Implementation Details. Following previous work (Jiang et al. 2025), we leverage two types of prompts to guide the model to give answers: chain-of-thought prompts (Wei et al. 2022) and direct prompts. Chain-of-thought prompts have the following format: ’Give your answer in the following form with clear logic: Step1: Step2:.... . Therefore, the answer is \box{}.’ and direct prompts have the following format: ’Please answer the following question and end your answer in this format: Therefore, the answer is \box{}.’. When calling LLMs, the temperature is set to 0.7, Top-P is set to 0.9, and max tokens is set to 1000.
multiple-choice | open-ended | |||
---|---|---|---|---|
2-3 (l)4-5 | CoT | Direct | CoT | Direct |
DeepSeeK R1 | 65.03 | 64.36 | 40.14 | 42.39 |
DeepSeeK V3 | 60.47 | 59.79 | 33.56 | 37.02 |
GPT-4o | 58.28 | 59.12 | 37.72 | 47.70 |
o1-mini | 60.47 | 62.67 | 37.37 | 41.18 |
Baichuan4-Turbo | 46.62 | 42.74 | 27.16 | 28.37 |
We benchmarked several advanced language models on the MedReason-Dx dataset under two prompting settings: Chain-of-Thought (CoT) and Direct Answering, across both multiple-choice and open-ended formats. Overall, DeepSeek-R1 achieved the highest performance in the multiple-choice setting, with CoT prompting slightly outperforming direct answering (65.03% vs. 64.36%). However, in the open-ended setting, its performance reversed, with direct prompting yielding higher accuracy (42.39%) than CoT (40.14%). DeepSeek-V3 showed a similar trend with modest gains from direct answering in open-ended questions (37.02% vs. 33.56%). Interestingly, GPT-4o exhibited the largest gap in favor of direct prompting for open-ended questions (47.70% vs. 37.72%), while maintaining comparable results in multiple-choice settings. o1-mini demonstrated relatively balanced performance across settings, with a slight edge for direct prompting in both question types. In contrast, Baichuan4-Turbo underperformed across all configurations, with particularly low scores on open-ended questions, indicating a significant gap in step-by-step reasoning capabilities compared to stronger models. These results suggest that while CoT prompting can provide marginal gains in structured formats, direct answering may be more effective in complex open-ended clinical scenarios, particularly for stronger LLMs.

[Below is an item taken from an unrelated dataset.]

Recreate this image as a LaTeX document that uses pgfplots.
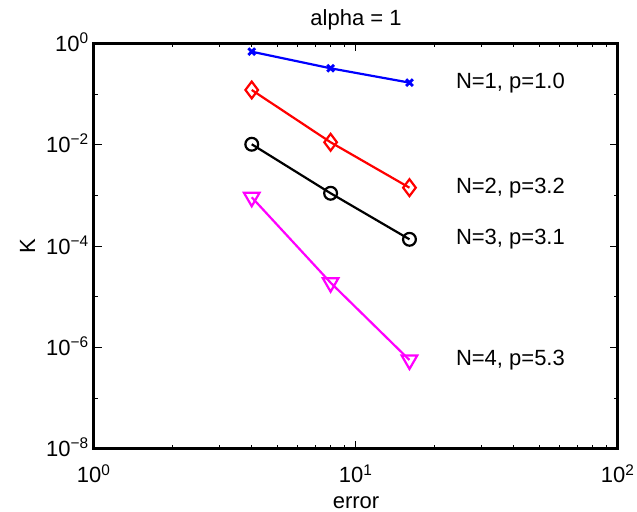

In this work, we introduce MedReason-Dx, a benchmark designed to evaluate the quality of reasoning in medical question answering, beyond mere answer accuracy. MedReason-Dx incorporates expert-annotated, step-by-step rationales across diverse medical domains, enabling systematic assessment of logical coherence, interpretability, and clinical reasoning reliability in large language models. By addressing key limitations in existing medical AI evaluation practices, our benchmark provides a robust foundation for developing models that reason transparently and reliably.